**What the task asks**
Can you output the material exactly as written, minus any pictures it holds?

───── Stored data ─────

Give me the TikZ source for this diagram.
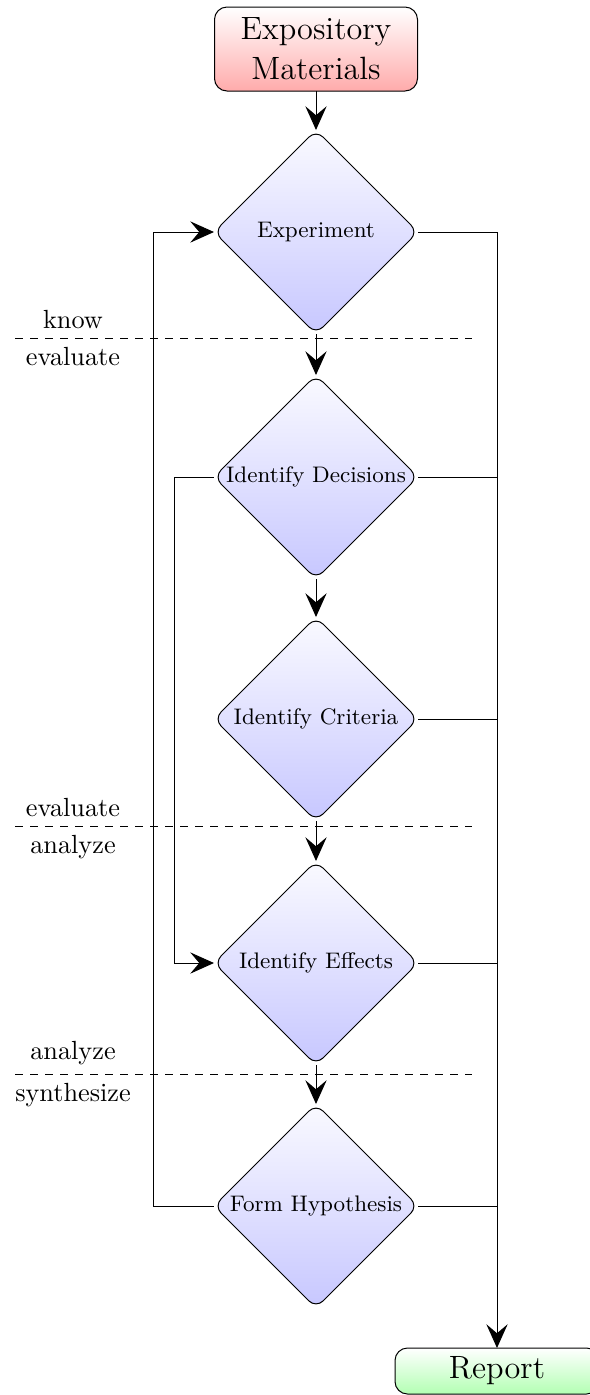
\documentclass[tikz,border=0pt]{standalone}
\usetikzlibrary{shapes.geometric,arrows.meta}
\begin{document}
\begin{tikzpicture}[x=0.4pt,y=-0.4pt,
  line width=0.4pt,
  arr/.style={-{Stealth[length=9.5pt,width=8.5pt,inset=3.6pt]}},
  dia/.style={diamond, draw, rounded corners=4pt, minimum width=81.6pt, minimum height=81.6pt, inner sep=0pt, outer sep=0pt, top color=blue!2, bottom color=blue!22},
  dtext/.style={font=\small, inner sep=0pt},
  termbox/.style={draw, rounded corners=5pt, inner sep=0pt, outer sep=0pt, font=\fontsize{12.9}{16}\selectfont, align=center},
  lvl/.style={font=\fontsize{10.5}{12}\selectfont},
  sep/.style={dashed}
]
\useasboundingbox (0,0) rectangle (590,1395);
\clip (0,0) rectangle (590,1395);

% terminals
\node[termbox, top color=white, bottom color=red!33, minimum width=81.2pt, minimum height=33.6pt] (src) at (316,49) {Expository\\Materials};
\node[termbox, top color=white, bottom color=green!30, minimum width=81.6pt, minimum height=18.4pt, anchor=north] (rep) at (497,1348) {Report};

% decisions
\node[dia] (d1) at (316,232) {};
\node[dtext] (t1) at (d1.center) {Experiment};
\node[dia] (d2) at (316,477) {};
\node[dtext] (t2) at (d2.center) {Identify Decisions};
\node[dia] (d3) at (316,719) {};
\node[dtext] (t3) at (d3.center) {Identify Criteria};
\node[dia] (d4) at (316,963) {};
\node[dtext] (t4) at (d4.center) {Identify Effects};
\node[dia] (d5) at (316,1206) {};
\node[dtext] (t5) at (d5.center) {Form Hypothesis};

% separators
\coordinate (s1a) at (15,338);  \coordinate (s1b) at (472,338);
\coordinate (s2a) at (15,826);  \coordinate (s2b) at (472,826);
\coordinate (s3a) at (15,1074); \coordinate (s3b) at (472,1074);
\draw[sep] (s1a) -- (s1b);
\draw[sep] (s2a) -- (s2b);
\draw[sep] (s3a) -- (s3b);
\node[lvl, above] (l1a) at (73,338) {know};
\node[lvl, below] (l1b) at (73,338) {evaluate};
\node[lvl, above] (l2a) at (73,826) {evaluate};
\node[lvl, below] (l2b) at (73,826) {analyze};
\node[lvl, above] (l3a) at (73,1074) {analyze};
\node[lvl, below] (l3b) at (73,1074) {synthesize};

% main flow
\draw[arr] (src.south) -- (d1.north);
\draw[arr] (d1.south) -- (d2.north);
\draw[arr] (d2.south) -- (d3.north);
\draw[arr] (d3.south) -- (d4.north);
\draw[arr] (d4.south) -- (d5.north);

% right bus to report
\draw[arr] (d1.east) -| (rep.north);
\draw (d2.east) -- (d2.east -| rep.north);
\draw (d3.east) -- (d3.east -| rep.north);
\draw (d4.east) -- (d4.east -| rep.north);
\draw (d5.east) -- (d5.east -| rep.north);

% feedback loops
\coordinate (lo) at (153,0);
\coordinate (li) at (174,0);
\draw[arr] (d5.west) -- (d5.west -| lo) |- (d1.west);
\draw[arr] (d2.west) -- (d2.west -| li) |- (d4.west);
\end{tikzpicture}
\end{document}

─────

**Right answer**
Give me the TikZ source for this diagram.
\documentclass[tikz,border=0pt]{standalone}
\usetikzlibrary{shapes.geometric,arrows.meta}
\begin{document}
\begin{tikzpicture}[x=0.4pt,y=-0.4pt,
  line width=0.4pt,
  arr/.style={-{Stealth[length=9.5pt,width=8.5pt,inset=3.6pt]}},
  dia/.style={diamond, draw, rounded corners=4pt, minimum width=81.6pt, minimum height=81.6pt, inner sep=0pt, outer sep=0pt, top color=blue!2, bottom color=blue!22},
  dtext/.style={font=\small, inner sep=0pt},
  termbox/.style={draw, rounded corners=5pt, inner sep=0pt, outer sep=0pt, font=\fontsize{12.9}{16}\selectfont, align=center},
  lvl/.style={font=\fontsize{10.5}{12}\selectfont},
  sep/.style={dashed}
]
\useasboundingbox (0,0) rectangle (590,1395);
\clip (0,0) rectangle (590,1395);

% terminals
\node[termbox, top color=white, bottom color=red!33, minimum width=81.2pt, minimum height=33.6pt] (src) at (316,49) {Expository\\Materials};
\node[termbox, top color=white, bottom color=green!30, minimum width=81.6pt, minimum height=18.4pt, anchor=north] (rep) at (497,1348) {Report};

% decisions
\node[dia] (d1) at (316,232) {};
\node[dtext] (t1) at (d1.center) {Experiment};
\node[dia] (d2) at (316,477) {};
\node[dtext] (t2) at (d2.center) {Identify Decisions};
\node[dia] (d3) at (316,719) {};
\node[dtext] (t3) at (d3.center) {Identify Criteria};
\node[dia] (d4) at (316,963) {};
\node[dtext] (t4) at (d4.center) {Identify Effects};
\node[dia] (d5) at (316,1206) {};
\node[dtext] (t5) at (d5.center) {Form Hypothesis};

% separators
\coordinate (s1a) at (15,338);  \coordinate (s1b) at (472,338);
\coordinate (s2a) at (15,826);  \coordinate (s2b) at (472,826);
\coordinate (s3a) at (15,1074); \coordinate (s3b) at (472,1074);
\draw[sep] (s1a) -- (s1b);
\draw[sep] (s2a) -- (s2b);
\draw[sep] (s3a) -- (s3b);
\node[lvl, above] (l1a) at (73,338) {know};
\node[lvl, below] (l1b) at (73,338) {evaluate};
\node[lvl, above] (l2a) at (73,826) {evaluate};
\node[lvl, below] (l2b) at (73,826) {analyze};
\node[lvl, above] (l3a) at (73,1074) {analyze};
\node[lvl, below] (l3b) at (73,1074) {synthesize};

% main flow
\draw[arr] (src.south) -- (d1.north);
\draw[arr] (d1.south) -- (d2.north);
\draw[arr] (d2.south) -- (d3.north);
\draw[arr] (d3.south) -- (d4.north);
\draw[arr] (d4.south) -- (d5.north);

% right bus to report
\draw[arr] (d1.east) -| (rep.north);
\draw (d2.east) -- (d2.east -| rep.north);
\draw (d3.east) -- (d3.east -| rep.north);
\draw (d4.east) -- (d4.east -| rep.north);
\draw (d5.east) -- (d5.east -| rep.north);

% feedback loops
\coordinate (lo) at (153,0);
\coordinate (li) at (174,0);
\draw[arr] (d5.west) -- (d5.west -| lo) |- (d1.west);
\draw[arr] (d2.west) -- (d2.west -| li) |- (d4.west);
\end{tikzpicture}
\end{document}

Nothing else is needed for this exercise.